When Polish plumbers, waiters and fruit-pickers flocked to Britain in the early 2000s, British living standards were more than twice as high as in Poland. Today, the Telegraph says, Britons are only 16% richer and Poland is on track to overtake the UK by around 2030.
Only a decade ago, residents of Gliwice might have envied Darlington’s living standards. Now, according to Eurostat data cited by the paper, people in Gliwice are 45% richer than those in Darlington once living costs are taken into account.
The Telegraph says the fortunes of the two towns capture a wider story: Poland’s fast catch-up versus Britain’s weak growth. Living standards in Darlington, adjusted for purchasing power, are now 14% below the Polish average after being 2.4 times higher 20 years ago.
Gliwice, once ringed by coal mines, steelworks and polluted streets, has reinvented itself around new sectors such as IT, aviation, defense and space. Nationally, average annual growth of almost 4% has helped Polish GDP per capita, in purchasing power terms, to double since 2005; in Gliwice, it has nearly tripled, the paper says.

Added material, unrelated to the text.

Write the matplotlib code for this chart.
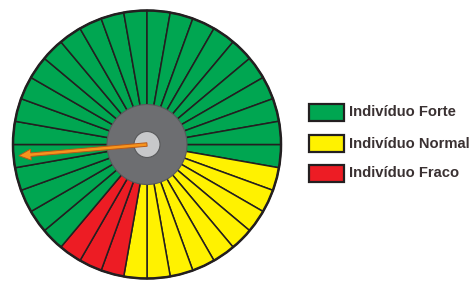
import numpy as np
import matplotlib.pyplot as plt
from matplotlib.patches import Circle, Rectangle

plt.rcParams["font.family"] = ["Liberation Sans", "DejaVu Sans"]

# categories and their colours
categories = ["Indivíduo Forte", "Indivíduo Normal", "Indivíduo Fraco"]
colors = {"Indivíduo Forte": "#00a651",
          "Indivíduo Normal": "#fff200",
          "Indivíduo Fraco": "#ed1c24"}

# runs of equal slices, clockwise from 3 o'clock
slice_runs = ["Indivíduo Forte", "Indivíduo Normal", "Indivíduo Fraco", "Indivíduo Forte"]
run_counts = [1, 9, 3, 23]

# pointer direction (degrees, counter-clockwise from 3 o'clock)
pointer_angle = 185

slices = [cat for cat, n in zip(slice_runs, run_counts) for _ in range(n)]

fig = plt.figure(figsize=(4.73, 2.82), dpi=100)
ax = fig.add_axes([0, 0, 1, 1])

cx, cy, R = 147, 282 - 144.5, 134
edge = "#231f20"

ax.pie(np.ones(len(slices)), colors=[colors[s] for s in slices],
       startangle=0, counterclock=False, center=(cx, cy), radius=R,
       wedgeprops=dict(edgecolor=edge, linewidth=1.1))
ax.add_patch(Circle((cx, cy), R, fill=False, edgecolor=edge, linewidth=1.8))
ax.add_patch(Circle((cx, cy), 40, facecolor="#6d6e71", edgecolor="#58595b", linewidth=0.8))
ax.add_patch(Circle((cx, cy), 13, facecolor="#c7c8ca", edgecolor="#58595b", linewidth=0.8))

L = 0.96 * R
dx = L * np.cos(np.radians(pointer_angle))
dy = L * np.sin(np.radians(pointer_angle))
ax.arrow(cx, cy, dx, dy, width=3.5, head_width=11, head_length=12,
         length_includes_head=True, facecolor="#f7941d", edgecolor="#b85a18",
         linewidth=0.7, zorder=5)

# legend
box_y = [112.5, 143.5, 173]
for cat, y in zip(categories, box_y):
    yy = 282 - y
    ax.add_patch(Rectangle((308.5, yy - 8.5), 35.5, 17, facecolor=colors[cat],
                           edgecolor=edge, linewidth=1.6))
    ax.text(349, yy, cat, ha="left", va="center", fontsize=10.6,
            fontweight="bold", color="#3a3132")

ax.set_xlim(0, 473)
ax.set_ylim(0, 282)
ax.set_aspect("auto")
ax.axis("off")

fig.savefig("out.png", dpi=100)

Unemployment in the town has dropped from about 10% in 2003 to 2.7%. New electric buses, refurbished housing, cafés, craft-beer bars and a major freeway junction linking the A1 and A4 highways all signal rising prosperity.
Local authorities transformed a former coal mine into the New Gliwice Education and Business Centre, which hosts technology companies including satellite and drone manufacturers and is dubbed a “mini-Silicon Valley”.
By contrast, the Telegraph portrays Darlington as emblematic of England’s post-industrial north-east, where regional underinvestment and patchy growth have left “some of Britain’s poorest neighbourhoods” in a town once famed for the world’s first public steam railway.
Experts quoted by the paper say the Tees Valley and wider North East have suffered “strategic underinvestment” from central government, leaving the region vulnerable whenever the British economy slows. Local businesses complain of expensive, infrequent public transport and costly, unreliable rail links to London.
Darlington has attracted more than 1,000 civil service jobs, including a new Treasury economic campus, and benefits from relatively low rents and housing costs. But business owners cited by the Telegraph say the private sector remains fragile, with firms going bust and high levels of deprivation and ill health.
Economist Marcin Piątkowski of Koźmiński University in Warsaw attributes Poland’s rise to what he calls “five Es”: egalitarianism, entrepreneurship, [political] elites, education and Europe – including EU funds that have rebuilt infrastructure and supported stability since 2004.
The report notes that Poland now faces challenges from rising budget deficits and political tensions, while Britain grapples with low growth and recent tax rises. But for many residents, the immediate contrast is psychological as much as economic.
The Telegraph concludes that if current trends continue, Poles may soon talk about British plumbers arriving in search of work – reversing the flow that began two decades ago.